A former boss who has given me oodles of invaluable advice about how to join the illustrious ranks of The Street Smart also gave me two blemished pieces of guidance: (1) Don’t ever date a guy you wouldn’t marry; and (2) When you’re living in New York, never socialize with the people in your building. The latter caveat is largely why I’ve maintained a friendly distance from my in-building neighbors, and could be why most of them have done the same with me. We dutifully follow so many rules.
There’s a unique and authentically sociable person who lives down the hall from me. Semi-regularly running into her is a treat. The Midwesterner in me has always said, “She’s really nice and interesting.
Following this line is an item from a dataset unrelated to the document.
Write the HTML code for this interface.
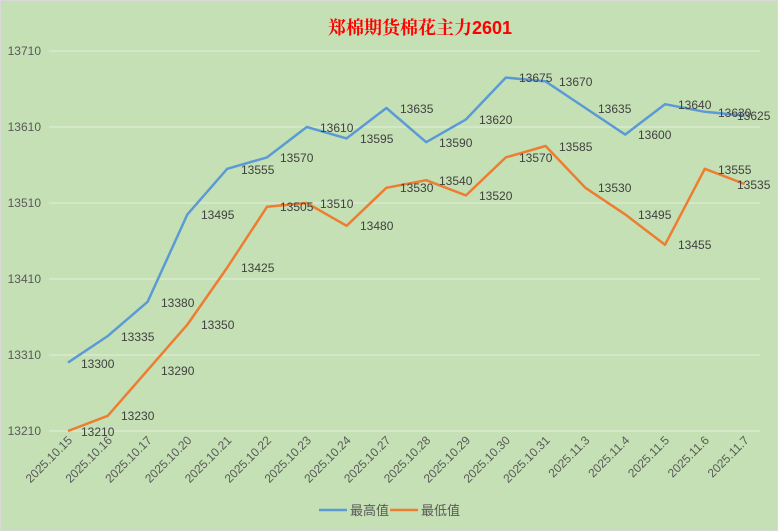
<!DOCTYPE html>
<html><head><meta charset="utf-8"><style>
html,body{margin:0;padding:0;background:#c5e0b4;}
svg{display:block;font-family:"Liberation Sans","Noto Sans CJK SC",sans-serif;}
</style></head><body>
<svg width="778" height="531" viewBox="0 0 778 531" xmlns="http://www.w3.org/2000/svg">
<rect x="0.5" y="0.5" width="777" height="530" fill="#c5e0b4" stroke="#d9d9d9"/>
<text x="420" y="34" text-anchor="middle" font-size="18" font-weight="bold" fill="#ff0000" font-family="'Liberation Sans','Noto Serif CJK SC',serif">郑棉期货棉花主力2601</text>
<g stroke="#e4eedc" stroke-width="1">
<line x1="49" y1="51" x2="760" y2="51"/><line x1="49" y1="127" x2="760" y2="127"/><line x1="49" y1="203" x2="760" y2="203"/><line x1="49" y1="279" x2="760" y2="279"/><line x1="49" y1="355" x2="760" y2="355"/><line x1="49" y1="431" x2="760" y2="431"/>
</g>
<g font-size="12" fill="#595959" text-anchor="end">
<text x="41" y="55">13710</text><text x="41" y="131">13610</text><text x="41" y="207">13510</text><text x="41" y="283">13410</text><text x="41" y="359">13310</text><text x="41" y="435">13210</text>
</g>
<polyline fill="none" stroke="#5b9bd5" stroke-width="2.5" stroke-linejoin="round" points="68,362.6 107.8,336 147.6,301.8 187.4,214.4 227.2,168.8 267,157.4 306.8,127 346.6,138.4 386.4,108 426.2,142.2 466,119.4 505.8,77.6 545.6,81.4 585.4,108 625.2,134.6 665,104.2 704.8,111.8 744.6,115.6"/>
<polyline fill="none" stroke="#ed7d31" stroke-width="2.5" stroke-linejoin="round" points="68,431 107.8,415.8 147.6,370.2 187.4,324.6 227.2,267.6 267,206.8 306.8,203 346.6,225.8 386.4,187.8 426.2,180.2 466,195.4 505.8,157.4 545.6,146 585.4,187.8 625.2,214.4 665,244.8 704.8,168.8 744.6,184"/>
<g font-size="12" fill="#404040">
<text x="81" y="368">13300</text><text x="121" y="341">13335</text><text x="161" y="307">13380</text><text x="201" y="219">13495</text><text x="241" y="174">13555</text><text x="280" y="162">13570</text><text x="320" y="132">13610</text><text x="360" y="143">13595</text><text x="400" y="113">13635</text><text x="439" y="147">13590</text><text x="479" y="124">13620</text><text x="519" y="82">13675</text><text x="559" y="86">13670</text><text x="598" y="113">13635</text><text x="638" y="139">13600</text><text x="678" y="109">13640</text><text x="718" y="117">13630</text><text x="737" y="120">13625</text>
<text x="81" y="436">13210</text><text x="121" y="420">13230</text><text x="161" y="375">13290</text><text x="201" y="329">13350</text><text x="241" y="272">13425</text><text x="280" y="211">13505</text><text x="320" y="208">13510</text><text x="360" y="230">13480</text><text x="400" y="192">13530</text><text x="439" y="185">13540</text><text x="479" y="200">13520</text><text x="519" y="162">13570</text><text x="559" y="151">13585</text><text x="598" y="192">13530</text><text x="638" y="219">13495</text><text x="678" y="249">13455</text><text x="718" y="174">13555</text><text x="737" y="189">13535</text>
</g>
<g font-size="12" fill="#595959" text-anchor="end">
<text transform="translate(73,441) rotate(-45)">2025.10.15</text>
<text transform="translate(112.8,441) rotate(-45)">2025.10.16</text>
<text transform="translate(152.6,441) rotate(-45)">2025.10.17</text>
<text transform="translate(192.4,441) rotate(-45)">2025.10.20</text>
<text transform="translate(232.2,441) rotate(-45)">2025.10.21</text>
<text transform="translate(272,441) rotate(-45)">2025.10.22</text>
<text transform="translate(311.8,441) rotate(-45)">2025.10.23</text>
<text transform="translate(351.6,441) rotate(-45)">2025.10.24</text>
<text transform="translate(391.4,441) rotate(-45)">2025.10.27</text>
<text transform="translate(431.2,441) rotate(-45)">2025.10.28</text>
<text transform="translate(471,441) rotate(-45)">2025.10.29</text>
<text transform="translate(510.8,441) rotate(-45)">2025.10.30</text>
<text transform="translate(550.6,441) rotate(-45)">2025.10.31</text>
<text transform="translate(590.4,441) rotate(-45)">2025.11.3</text>
<text transform="translate(630.2,441) rotate(-45)">2025.11.4</text>
<text transform="translate(670,441) rotate(-45)">2025.11.5</text>
<text transform="translate(709.8,441) rotate(-45)">2025.11.6</text>
<text transform="translate(749.6,441) rotate(-45)">2025.11.7</text>
</g>
<line x1="319" y1="510" x2="347" y2="510" stroke="#5b9bd5" stroke-width="2.5"/>
<text x="350" y="515" font-size="13" fill="#595959">最高值</text>
<line x1="390" y1="510" x2="418" y2="510" stroke="#ed7d31" stroke-width="2.5"/>
<text x="421" y="515" font-size="13" fill="#595959">最低值</text>
</svg>
</body></html>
You two should do lunch and get to know each other a little better.” The New Yorker in me said, “Don’t even think about it, girl. Keep that guard up. You’ve already got your crowd.”
It took awhile, but I allowed the softer, saner instincts to prevail. The upshot was a delightful brunch at a local eatery, an equally compelling stroll through the park, and a better sense of what I’ve been missing out on all these years this neighbor and I have shared a floor of over-priced rental property.
When many adults reach a certain age or station in life, they stop letting new people in, unless it’s for family- or business-related purposes. I’m all about the kind of downsizing that involves letting go of the ones who turn out not to have your best interests anywhere near their hearts. But my own evolving street-smart advice is to keep auditioning every receptive new person you have a natural chemistry with or curiosity about, the way you might try out an alluring new restaurant. Ideally at the alluring new restaurant.